### Given request
Copy out the listing in full, exactly as written, but not its pictures.

-------

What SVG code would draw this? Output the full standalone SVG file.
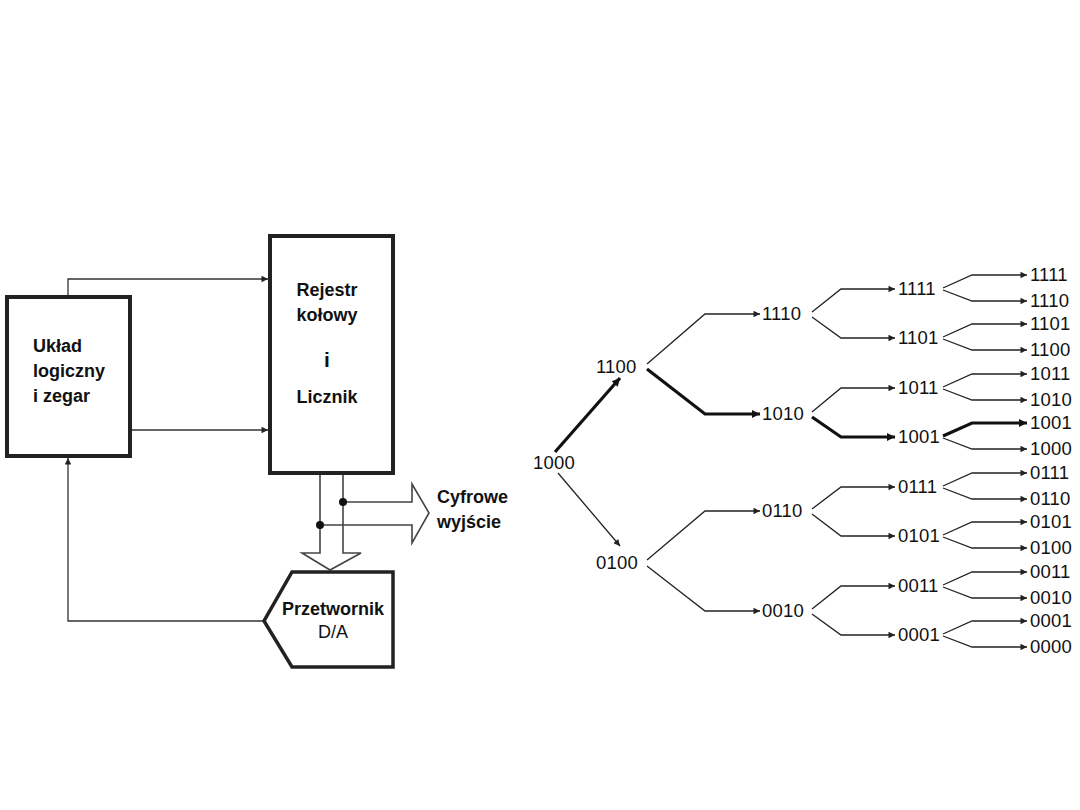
<svg xmlns="http://www.w3.org/2000/svg" width="1080" height="810" viewBox="0 0 1080 810">
<defs>
<style>
.box{fill:#fff;stroke:#222;stroke-width:4}
.lbl{font-family:"Liberation Sans",Arial,sans-serif;font-weight:bold;font-size:18px;fill:#111}
.reg{font-family:"Liberation Sans",Arial,sans-serif;font-size:18px;fill:#111}
.num{font-family:"Liberation Sans",Arial,sans-serif;font-size:18.5px;fill:#111;letter-spacing:0.2px}
.ln{fill:none;stroke:#333;stroke-width:1.3}
.bus{fill:none;stroke:#444;stroke-width:1.6}
.t{fill:none;stroke:#222;stroke-width:1.3}
.k{fill:none;stroke:#111;stroke-width:3.2}
</style>
<marker id="ah" viewBox="0 0 10 10" refX="10" refY="5" markerWidth="10" markerHeight="6.5" markerUnits="userSpaceOnUse" orient="auto"><path d="M0,0 L10,5 L0,10 z" fill="#222"/></marker>
<marker id="ahk" viewBox="0 0 10 10" refX="10" refY="5" markerWidth="11" markerHeight="8" markerUnits="userSpaceOnUse" orient="auto"><path d="M0,0 L10,5 L0,10 z" fill="#111"/></marker>
</defs>
<rect width="1080" height="810" fill="#fff"/>

<g id="connectors">
<path class="ln" d="M68,295 V279 H268" marker-end="url(#ah)"/>
<path class="ln" d="M132,430 H268" marker-end="url(#ah)"/>
<path class="ln" d="M264,621 H68 V458" marker-end="url(#ah)"/>
<path class="bus" d="M320,473 V553 H302 L330,570 L361,553 H343 V473"/>
<path class="bus" d="M343,502 H412 V484 L429,513 L412,543 V525 H320"/>
<circle cx="343" cy="502" r="4" fill="#111"/>
<circle cx="320" cy="525" r="4" fill="#111"/>

<path class="k" d="M555,452 L620,378" marker-end="url(#ahk)"/>
<path class="t" d="M558,473 L620,546" marker-end="url(#ah)"/>

<path class="t" d="M647,364 L705,314 H760" marker-end="url(#ah)"/>
<path class="k" d="M647,369 L705,414 H760" marker-end="url(#ahk)"/>
<path class="t" d="M647,560 L705,511 H760" marker-end="url(#ah)"/>
<path class="t" d="M647,566 L705,611 H760" marker-end="url(#ah)"/>

<path class="t" d="M812,312 L841,289 H895" marker-end="url(#ah)"/>
<path class="t" d="M812,317 L841,338 H895" marker-end="url(#ah)"/>
<path class="t" d="M812,412 L841,388 H895" marker-end="url(#ah)"/>
<path class="k" d="M812,417 L841,437 H895" marker-end="url(#ahk)"/>
<path class="t" d="M812,509 L841,487 H895" marker-end="url(#ah)"/>
<path class="t" d="M812,514 L841,536 H895" marker-end="url(#ah)"/>
<path class="t" d="M812,609 L841,586 H895" marker-end="url(#ah)"/>
<path class="t" d="M812,614 L841,635 H895" marker-end="url(#ah)"/>

<path class="t" d="M943,288 L972,275 H1027" marker-end="url(#ah)"/>
<path class="t" d="M943,290 L972,301 H1027" marker-end="url(#ah)"/>
<path class="t" d="M943,337 L972,324 H1027" marker-end="url(#ah)"/>
<path class="t" d="M943,339 L972,350 H1027" marker-end="url(#ah)"/>
<path class="t" d="M943,387 L972,374 H1027" marker-end="url(#ah)"/>
<path class="t" d="M943,389 L972,400 H1027" marker-end="url(#ah)"/>
<path class="k" d="M943,436 L972,423 H1027" marker-end="url(#ahk)"/>
<path class="t" d="M943,438 L972,449 H1027" marker-end="url(#ah)"/>
<path class="t" d="M943,486 L972,473 H1027" marker-end="url(#ah)"/>
<path class="t" d="M943,488 L972,499 H1027" marker-end="url(#ah)"/>
<path class="t" d="M943,535 L972,522 H1027" marker-end="url(#ah)"/>
<path class="t" d="M943,537 L972,548 H1027" marker-end="url(#ah)"/>
<path class="t" d="M943,585 L972,572 H1027" marker-end="url(#ah)"/>
<path class="t" d="M943,587 L972,598 H1027" marker-end="url(#ah)"/>
<path class="t" d="M943,634 L972,621 H1027" marker-end="url(#ah)"/>
<path class="t" d="M943,636 L972,647 H1027" marker-end="url(#ah)"/>
</g>

<g id="uklad">
<rect class="box" x="7" y="297" width="123" height="159"/>
<text class="lbl" x="33" y="352">Układ</text>
<text class="lbl" x="33" y="377">logiczny</text>
<text class="lbl" x="33" y="402">i zegar</text>
</g>

<g id="rejestr">
<rect class="box" x="270" y="236" width="123" height="237"/>
<text class="lbl" x="327" y="296" text-anchor="middle">Rejestr</text>
<text class="lbl" x="327" y="321" text-anchor="middle">kołowy</text>
<text class="lbl" x="327" y="367" text-anchor="middle" style="font-size:21px">i</text>
<text class="lbl" x="327" y="403" text-anchor="middle">Licznik</text>
</g>

<g id="przetwornik">
<polygon points="292,572 393,572 393,667 292,667 264,621" fill="#fff" stroke="#222" stroke-width="3.5"/>
<text class="lbl" x="333" y="615" text-anchor="middle">Przetwornik</text>
<text class="reg" x="333" y="638" text-anchor="middle">D/A</text>
</g>

<g id="wyjscie">
<text class="lbl" x="437" y="503">Cyfrowe</text>
<text class="lbl" x="437" y="528">wyjście</text>
</g>

<g id="tree-nodes">
<g id="n1000"><text class="num" x="533" y="469">1000</text></g>
<g id="n1100"><text class="num" x="596" y="373">1100</text></g>
<g id="n0100"><text class="num" x="596" y="569">0100</text></g>
<g id="n2"><text class="num" x="762" y="320">1110</text>
<text class="num" x="762" y="420">1010</text>
<text class="num" x="762" y="517">0110</text>
<text class="num" x="762" y="617">0010</text></g>
<g id="n3"><text class="num" x="898" y="295">1111</text>
<text class="num" x="898" y="344">1101</text>
<text class="num" x="898" y="394">1011</text>
<text class="num" x="898" y="443">1001</text>
<text class="num" x="898" y="493">0111</text>
<text class="num" x="898" y="542">0101</text>
<text class="num" x="898" y="592">0011</text>
<text class="num" x="898" y="641">0001</text></g>
<g id="n4"><text class="num" x="1030" y="281">1111</text>
<text class="num" x="1030" y="307">1110</text>
<text class="num" x="1030" y="330">1101</text>
<text class="num" x="1030" y="356">1100</text>
<text class="num" x="1030" y="380">1011</text>
<text class="num" x="1030" y="406">1010</text>
<text class="num" x="1030" y="429">1001</text>
<text class="num" x="1030" y="455">1000</text>
<text class="num" x="1030" y="479">0111</text>
<text class="num" x="1030" y="505">0110</text>
<text class="num" x="1030" y="528">0101</text>
<text class="num" x="1030" y="554">0100</text>
<text class="num" x="1030" y="578">0011</text>
<text class="num" x="1030" y="604">0010</text>
<text class="num" x="1030" y="627">0001</text>
<text class="num" x="1030" y="653">0000</text></g>
</g>
</svg>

-------

### Final result
What SVG code would draw this? Output the full standalone SVG file.
<svg xmlns="http://www.w3.org/2000/svg" width="1080" height="810" viewBox="0 0 1080 810">
<defs>
<style>
.box{fill:#fff;stroke:#222;stroke-width:4}
.lbl{font-family:"Liberation Sans",Arial,sans-serif;font-weight:bold;font-size:18px;fill:#111}
.reg{font-family:"Liberation Sans",Arial,sans-serif;font-size:18px;fill:#111}
.num{font-family:"Liberation Sans",Arial,sans-serif;font-size:18.5px;fill:#111;letter-spacing:0.2px}
.ln{fill:none;stroke:#333;stroke-width:1.3}
.bus{fill:none;stroke:#444;stroke-width:1.6}
.t{fill:none;stroke:#222;stroke-width:1.3}
.k{fill:none;stroke:#111;stroke-width:3.2}
</style>
<marker id="ah" viewBox="0 0 10 10" refX="10" refY="5" markerWidth="10" markerHeight="6.5" markerUnits="userSpaceOnUse" orient="auto"><path d="M0,0 L10,5 L0,10 z" fill="#222"/></marker>
<marker id="ahk" viewBox="0 0 10 10" refX="10" refY="5" markerWidth="11" markerHeight="8" markerUnits="userSpaceOnUse" orient="auto"><path d="M0,0 L10,5 L0,10 z" fill="#111"/></marker>
</defs>
<rect width="1080" height="810" fill="#fff"/>

<g id="connectors">
<path class="ln" d="M68,295 V279 H268" marker-end="url(#ah)"/>
<path class="ln" d="M132,430 H268" marker-end="url(#ah)"/>
<path class="ln" d="M264,621 H68 V458" marker-end="url(#ah)"/>
<path class="bus" d="M320,473 V553 H302 L330,570 L361,553 H343 V473"/>
<path class="bus" d="M343,502 H412 V484 L429,513 L412,543 V525 H320"/>
<circle cx="343" cy="502" r="4" fill="#111"/>
<circle cx="320" cy="525" r="4" fill="#111"/>

<path class="k" d="M555,452 L620,378" marker-end="url(#ahk)"/>
<path class="t" d="M558,473 L620,546" marker-end="url(#ah)"/>

<path class="t" d="M647,364 L705,314 H760" marker-end="url(#ah)"/>
<path class="k" d="M647,369 L705,414 H760" marker-end="url(#ahk)"/>
<path class="t" d="M647,560 L705,511 H760" marker-end="url(#ah)"/>
<path class="t" d="M647,566 L705,611 H760" marker-end="url(#ah)"/>

<path class="t" d="M812,312 L841,289 H895" marker-end="url(#ah)"/>
<path class="t" d="M812,317 L841,338 H895" marker-end="url(#ah)"/>
<path class="t" d="M812,412 L841,388 H895" marker-end="url(#ah)"/>
<path class="k" d="M812,417 L841,437 H895" marker-end="url(#ahk)"/>
<path class="t" d="M812,509 L841,487 H895" marker-end="url(#ah)"/>
<path class="t" d="M812,514 L841,536 H895" marker-end="url(#ah)"/>
<path class="t" d="M812,609 L841,586 H895" marker-end="url(#ah)"/>
<path class="t" d="M812,614 L841,635 H895" marker-end="url(#ah)"/>

<path class="t" d="M943,288 L972,275 H1027" marker-end="url(#ah)"/>
<path class="t" d="M943,290 L972,301 H1027" marker-end="url(#ah)"/>
<path class="t" d="M943,337 L972,324 H1027" marker-end="url(#ah)"/>
<path class="t" d="M943,339 L972,350 H1027" marker-end="url(#ah)"/>
<path class="t" d="M943,387 L972,374 H1027" marker-end="url(#ah)"/>
<path class="t" d="M943,389 L972,400 H1027" marker-end="url(#ah)"/>
<path class="k" d="M943,436 L972,423 H1027" marker-end="url(#ahk)"/>
<path class="t" d="M943,438 L972,449 H1027" marker-end="url(#ah)"/>
<path class="t" d="M943,486 L972,473 H1027" marker-end="url(#ah)"/>
<path class="t" d="M943,488 L972,499 H1027" marker-end="url(#ah)"/>
<path class="t" d="M943,535 L972,522 H1027" marker-end="url(#ah)"/>
<path class="t" d="M943,537 L972,548 H1027" marker-end="url(#ah)"/>
<path class="t" d="M943,585 L972,572 H1027" marker-end="url(#ah)"/>
<path class="t" d="M943,587 L972,598 H1027" marker-end="url(#ah)"/>
<path class="t" d="M943,634 L972,621 H1027" marker-end="url(#ah)"/>
<path class="t" d="M943,636 L972,647 H1027" marker-end="url(#ah)"/>
</g>

<g id="uklad">
<rect class="box" x="7" y="297" width="123" height="159"/>
<text class="lbl" x="33" y="352">Układ</text>
<text class="lbl" x="33" y="377">logiczny</text>
<text class="lbl" x="33" y="402">i zegar</text>
</g>

<g id="rejestr">
<rect class="box" x="270" y="236" width="123" height="237"/>
<text class="lbl" x="327" y="296" text-anchor="middle">Rejestr</text>
<text class="lbl" x="327" y="321" text-anchor="middle">kołowy</text>
<text class="lbl" x="327" y="367" text-anchor="middle" style="font-size:21px">i</text>
<text class="lbl" x="327" y="403" text-anchor="middle">Licznik</text>
</g>

<g id="przetwornik">
<polygon points="292,572 393,572 393,667 292,667 264,621" fill="#fff" stroke="#222" stroke-width="3.5"/>
<text class="lbl" x="333" y="615" text-anchor="middle">Przetwornik</text>
<text class="reg" x="333" y="638" text-anchor="middle">D/A</text>
</g>

<g id="wyjscie">
<text class="lbl" x="437" y="503">Cyfrowe</text>
<text class="lbl" x="437" y="528">wyjście</text>
</g>

<g id="tree-nodes">
<g id="n1000"><text class="num" x="533" y="469">1000</text></g>
<g id="n1100"><text class="num" x="596" y="373">1100</text></g>
<g id="n0100"><text class="num" x="596" y="569">0100</text></g>
<g id="n2"><text class="num" x="762" y="320">1110</text>
<text class="num" x="762" y="420">1010</text>
<text class="num" x="762" y="517">0110</text>
<text class="num" x="762" y="617">0010</text></g>
<g id="n3"><text class="num" x="898" y="295">1111</text>
<text class="num" x="898" y="344">1101</text>
<text class="num" x="898" y="394">1011</text>
<text class="num" x="898" y="443">1001</text>
<text class="num" x="898" y="493">0111</text>
<text class="num" x="898" y="542">0101</text>
<text class="num" x="898" y="592">0011</text>
<text class="num" x="898" y="641">0001</text></g>
<g id="n4"><text class="num" x="1030" y="281">1111</text>
<text class="num" x="1030" y="307">1110</text>
<text class="num" x="1030" y="330">1101</text>
<text class="num" x="1030" y="356">1100</text>
<text class="num" x="1030" y="380">1011</text>
<text class="num" x="1030" y="406">1010</text>
<text class="num" x="1030" y="429">1001</text>
<text class="num" x="1030" y="455">1000</text>
<text class="num" x="1030" y="479">0111</text>
<text class="num" x="1030" y="505">0110</text>
<text class="num" x="1030" y="528">0101</text>
<text class="num" x="1030" y="554">0100</text>
<text class="num" x="1030" y="578">0011</text>
<text class="num" x="1030" y="604">0010</text>
<text class="num" x="1030" y="627">0001</text>
<text class="num" x="1030" y="653">0000</text></g>
</g>
</svg>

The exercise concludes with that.